▸ **DATA PROVIDED**:
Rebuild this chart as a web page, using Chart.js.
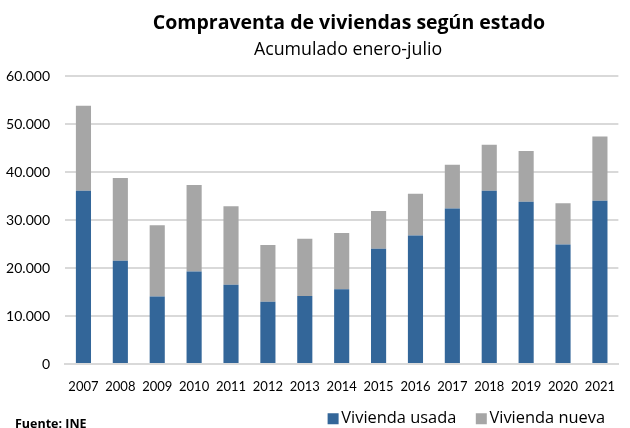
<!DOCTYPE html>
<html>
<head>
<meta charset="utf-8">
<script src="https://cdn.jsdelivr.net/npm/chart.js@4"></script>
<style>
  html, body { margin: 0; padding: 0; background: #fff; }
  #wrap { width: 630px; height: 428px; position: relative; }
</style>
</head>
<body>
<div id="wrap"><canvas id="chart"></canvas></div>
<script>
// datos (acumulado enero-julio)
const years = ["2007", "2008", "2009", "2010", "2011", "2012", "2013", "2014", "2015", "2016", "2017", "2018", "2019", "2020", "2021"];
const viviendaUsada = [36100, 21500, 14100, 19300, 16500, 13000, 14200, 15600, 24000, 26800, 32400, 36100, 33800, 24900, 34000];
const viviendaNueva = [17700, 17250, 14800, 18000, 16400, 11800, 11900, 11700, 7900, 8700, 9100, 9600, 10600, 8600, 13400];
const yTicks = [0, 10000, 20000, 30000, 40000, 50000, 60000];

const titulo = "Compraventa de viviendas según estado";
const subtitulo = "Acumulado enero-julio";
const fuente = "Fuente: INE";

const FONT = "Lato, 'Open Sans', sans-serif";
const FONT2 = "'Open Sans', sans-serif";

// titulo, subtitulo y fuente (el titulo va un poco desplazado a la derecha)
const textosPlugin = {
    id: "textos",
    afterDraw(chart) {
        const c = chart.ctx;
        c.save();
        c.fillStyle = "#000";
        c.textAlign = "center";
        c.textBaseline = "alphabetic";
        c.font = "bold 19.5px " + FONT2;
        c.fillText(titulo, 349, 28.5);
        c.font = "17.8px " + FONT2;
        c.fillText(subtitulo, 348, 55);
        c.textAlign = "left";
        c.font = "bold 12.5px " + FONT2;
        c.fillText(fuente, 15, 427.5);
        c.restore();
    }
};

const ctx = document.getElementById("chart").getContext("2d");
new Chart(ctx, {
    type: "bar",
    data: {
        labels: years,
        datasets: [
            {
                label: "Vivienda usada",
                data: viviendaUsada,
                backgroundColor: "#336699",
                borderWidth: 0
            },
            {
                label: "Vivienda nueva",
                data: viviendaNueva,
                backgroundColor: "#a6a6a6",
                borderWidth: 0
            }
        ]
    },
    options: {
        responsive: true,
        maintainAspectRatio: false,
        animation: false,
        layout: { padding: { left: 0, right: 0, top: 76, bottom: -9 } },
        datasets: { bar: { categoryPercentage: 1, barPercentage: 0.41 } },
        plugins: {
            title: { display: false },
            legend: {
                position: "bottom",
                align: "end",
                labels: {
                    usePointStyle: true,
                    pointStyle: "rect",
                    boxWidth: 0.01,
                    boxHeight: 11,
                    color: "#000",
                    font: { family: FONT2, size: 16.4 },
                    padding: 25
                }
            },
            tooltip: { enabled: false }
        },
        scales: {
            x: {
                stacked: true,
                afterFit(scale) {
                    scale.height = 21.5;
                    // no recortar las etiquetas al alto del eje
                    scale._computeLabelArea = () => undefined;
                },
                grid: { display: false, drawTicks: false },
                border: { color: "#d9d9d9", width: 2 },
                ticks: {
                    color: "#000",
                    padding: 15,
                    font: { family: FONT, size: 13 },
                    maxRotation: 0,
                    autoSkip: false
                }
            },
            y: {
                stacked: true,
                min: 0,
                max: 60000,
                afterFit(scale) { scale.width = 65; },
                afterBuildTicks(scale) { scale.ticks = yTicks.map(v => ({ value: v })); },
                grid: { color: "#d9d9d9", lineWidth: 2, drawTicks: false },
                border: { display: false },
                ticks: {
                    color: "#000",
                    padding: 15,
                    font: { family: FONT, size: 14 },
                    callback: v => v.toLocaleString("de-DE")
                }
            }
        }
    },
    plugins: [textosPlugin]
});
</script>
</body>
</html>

▸ **INSTRUCTIONS TO FOLLOW**: Repeat the listing above from its first line through the line that contains "const yTicks = [0, 10000, 20000, 30000, 40000, 50000, 60000];", both included, and nothing more. Drop the pictures.

▸ **FINAL RESULT**:
Rebuild this chart as a web page, using Chart.js.
<!DOCTYPE html>
<html>
<head>
<meta charset="utf-8">
<script src="https://cdn.jsdelivr.net/npm/chart.js@4"></script>
<style>
  html, body { margin: 0; padding: 0; background: #fff; }
  #wrap { width: 630px; height: 428px; position: relative; }
</style>
</head>
<body>
<div id="wrap"><canvas id="chart"></canvas></div>
<script>
// datos (acumulado enero-julio)
const years = ["2007", "2008", "2009", "2010", "2011", "2012", "2013", "2014", "2015", "2016", "2017", "2018", "2019", "2020", "2021"];
const viviendaUsada = [36100, 21500, 14100, 19300, 16500, 13000, 14200, 15600, 24000, 26800, 32400, 36100, 33800, 24900, 34000];
const viviendaNueva = [17700, 17250, 14800, 18000, 16400, 11800, 11900, 11700, 7900, 8700, 9100, 9600, 10600, 8600, 13400];
const yTicks = [0, 10000, 20000, 30000, 40000, 50000, 60000];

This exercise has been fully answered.